With years of music lessons under your belt, there comes a time when you might find yourself ready to start performing. While open mic nights are a great place to start, the promise of your first “real” gig might seem like a tempting opportunity to get exposure as a musician. Even if you don’t get paid, at least people will hear your music.
Many of us have learned the hard way: free exposure is nothing more than a sugar-coated way of getting away with exploiting talented performers. Think of it this way: if you’re good enough to be noticed by event organizers and promoters, aren’t you good enough to be paid? Consider the amount of money you spent on music lessons. The time and energy that goes into daily practice and rehearsal. The amount of equipment needed to perform. All of these costs add up, and that “free” exposure opportunity winds up costing a pretty penny.
Musicians who want to tour and perform can do better. If you want your music to be taken seriously, you need three things:
Music lessons (more often than not)
To know your value as a musician
To insist on being paid
Those open mic nights were for you; they’re a good way to have fun and play for an audience to build your skills as a performer. Once you are approached to play a gig, you’ve crossed into the territory of being a professional musician. At this point, you’re more than a musician: you’re a business, and you need to be savvy. Now, imagine walking into a pizza place, asking for a free pie and telling them that they’ll get good exposure because you’ll walk around Toronto with a pizza box in your hand. After all, not many people in the city have tasted their pizza, so it’s a good deal for the pizzeria, right? Most likely, you’ll get laughed right out of the store.
As a businessperson, you can do the same to promoters asking you to play for free. That lack of income, when compared to your expenses, means a loss for you. It takes away from your opportunities to record demos, get professional photos taken, take advanced music lessons, seek promotion and go on tour.

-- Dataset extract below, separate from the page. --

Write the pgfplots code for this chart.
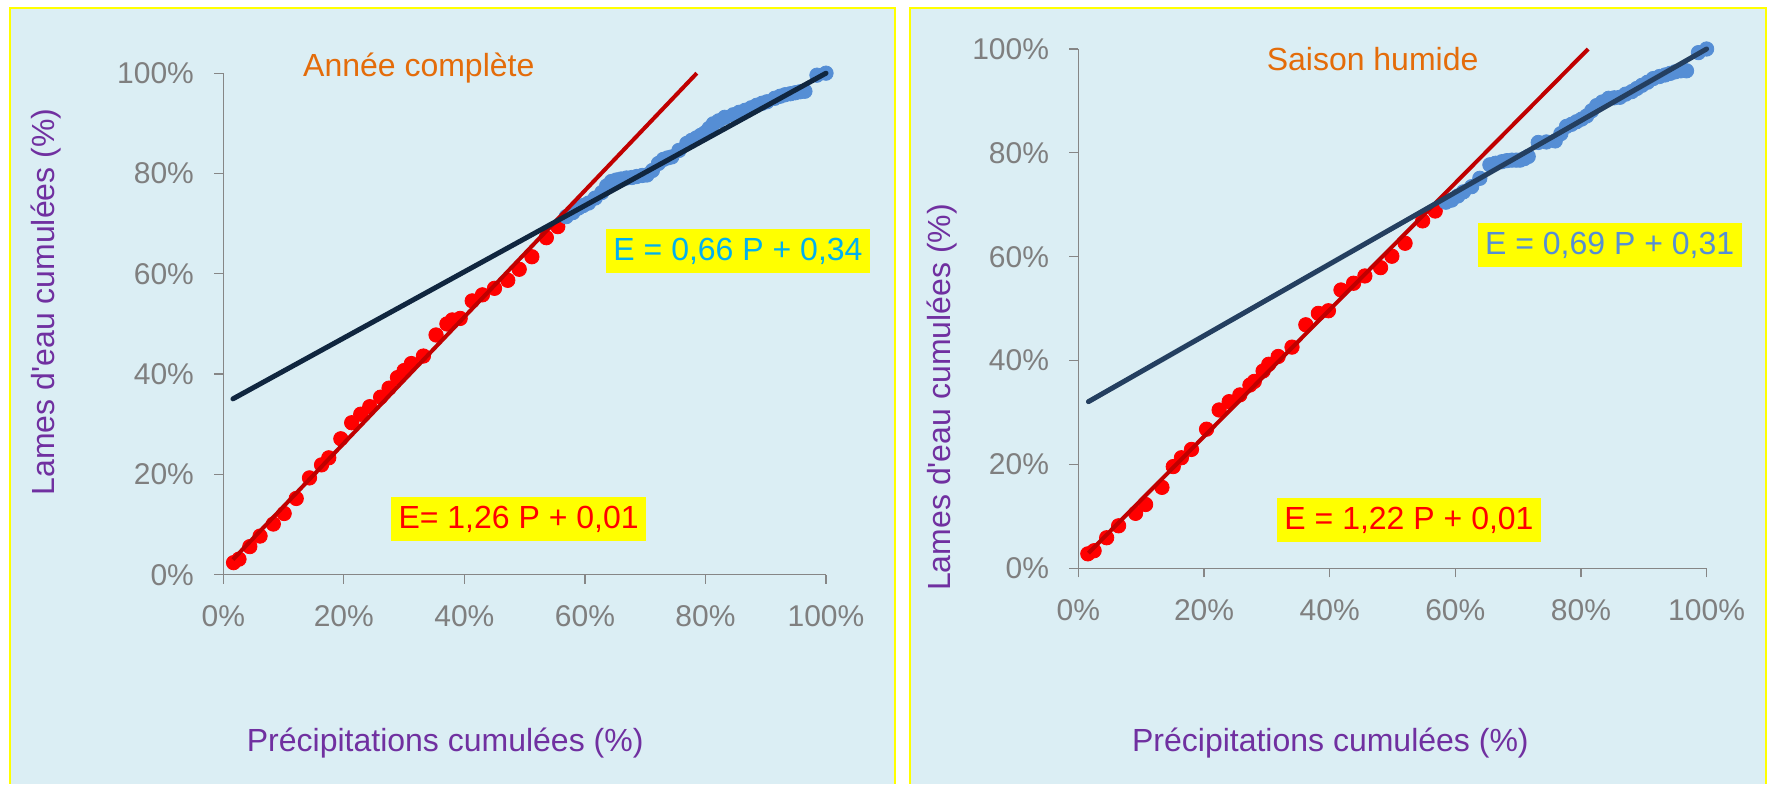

When you do say no, you’re not just refusing to be exploited. You’re standing up for all artists who have performed for free to a large crowd, with little opportunity to promote themselves and advance their musical career. When you let promoters know that asking talented musicians to perform for free is not acceptable, you do everyone a favour.
Promoters often use persuasive tactics like telling you that you don’t have an established reputation or that you are a risk to them; don’t buy it. Appreciate that they noticed your talent, remind them that they approached you because they obviously thought your music was suitable for their audience and let them know that you don’t work for free anymore than they do. Like anyone else, musicians need to make a living too.
Some musicians might want to perform for free at a charity event. This is a choice the musician has to make for themselves. However, charities should not expect to have their entertainment play for free. Entertainment is an expense that needs to be included in their budget and worked into the cost of the event ticket or fundraising goals.
The bottom line is this: if a festival, venue, promoter or event can not afford to pay a musician to perform, maybe they should rethink their business model. Because, if you start performing for free, you’ll certainly have to rethink yours.